NATIONAL HARBOR, MD—Parents of children with epilepsy tend to have three main questions for neurologists about outcomes after epilepsy surgery. They want to know whether their children will be seizure-free, whether their children will be able to stop taking antiepileptic drugs (AEDs), and how surgery will affect their children’s overall function.
“Ideal outcomes are always the goal. However, in the real world, sometimes the ideal outcome is not possible,” said Ajay Gupta, MD, Head of the Pediatric Epilepsy Section at Cleveland Clinic’s Epilepsy Center. “In fact, in many children who have severe and catastrophic epilepsy, the outcome goals could be a specific target—for example, eliminating grand mal seizures, episodes of status epilepticus, nocturnal seizures, or falls. Therefore, what you actually get in each child after epilepsy surgery is usually a unique outcome for that patient … and sometimes that outcome is dynamic over the years.”
Realistic family counseling is possible, however, with the available data, Dr. Gupta said in a presentation at a symposium he directed at the 2015 Child Neurology Society Annual Meeting.
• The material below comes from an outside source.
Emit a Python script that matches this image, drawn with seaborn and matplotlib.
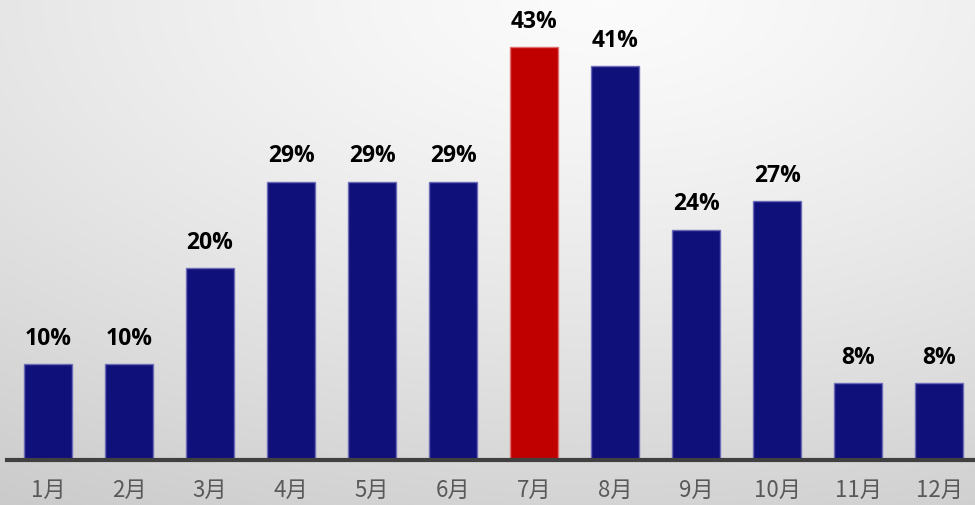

The same factors that predict seizure freedom in children after epilepsy surgery also predict neurologists’ ability to reduce or wean medications postoperatively and to deliver cognitive and behavioral improvement for the child, he said.
The only Class I study in epilepsy surgery included 80 adults with intractable temporal lobe epilepsy. “There was no question that surgery was superior to long medical therapy in adult patients with temporal lobe epilepsy,” said Dr. Gupta. In pediatric epilepsy surgery, data are limited to retrospective series, but neurologists have enough experience and consistently meaningful data to counsel patients and their families before surgery, he said.
Dr. Gupta reviewed six series of children with epilepsy who had hemispherectomy, including three published series with more than 100 patients each. In two studies with longitudinal follow-up, approximately 76% of the patients were seizure-free at one to two years. At year five, 58–60% were seizure-free.
The seizure freedom outcomes in hemispherectomy are representative of most of the outcome curves for epilepsy surgery in children, where over time the number of children who relapse with seizures increases, he said. In one series, the researchers reviewed seizure outcomes for 170 children who underwent hemispherectomy between 1997 and 2009 at Cleveland Clinic’s Epilepsy Center. Initially, there was a steep decline in the percentage of patients who were seizure-free. Most surgical failures occur very early, said Dr. Gupta. “In fact, many occur right in the acute postoperative period or shortly thereafter,” he said. In this series, 78% of patients were seizure-free six months after surgery. At two years, 70% were seizure-free. At five years, about two-thirds remained seizure-free.
In studies of temporal lobe surgery in adults and children, the seizure freedom rate is about 80% at one year and approximately 60% at five years. For frontal lobe surgeries, the seizure freedom rate is somewhat lower—two-thirds at one year and 44% at five years.
“All the curves are saying [that] you have early failures, which are probably your incomplete resections,” said Dr. Gupta. “And then you have late failures, which could be a combination of incomplete resections and failure to localize.”
For posterior quadrant surgery, seizure freedom is in the range of 60% to 70% at one year. At five years, 55% of patients are seizure-free. Surgical treatment of occipital pathology seems to produce better outcomes than treatment of parietal pathology, said Dr. Gupta. “The best predictor of long-term seizure outcome is really a brain MRI lesion that is concordant with the electrophysiologic data, and that complete resection of the lesion was feasible,” he said. Considering etiology, surgeries to remove low-grade tumors, well-circumscribed remote encephaloclastic lesions, and vascular substrates are the most successful, followed by cortical dysplasias, type 2 or higher. Patients with focal cortical dysplasias, type 1, are the most difficult to treat surgically.
In summary, child neurologists who are referring or thinking of referring children for epilepsy surgery can use the data from these studies to counsel families in the clinic. “You can use these median numbers: the median seizure freedom that you can expect of all surgeries in the pediatric population is about 60–70% at one year and about 50–60% at five years. Obviously some children will do much better. Some will not.”
In children who are seizure-free one year after surgery, reducing AEDs “appears to be safe and reasonable and therefore should be considered,” said Dr. Gupta. In the series of 170 patients, approximately two-thirds of patients were not taking any AEDs at five years. In the other patients, medications were reduced, continued, or restarted because the patient failed to achieve seizure freedom. “The mean number of [AEDs] that these patients have after surgery is much lower than that would be otherwise,” he said.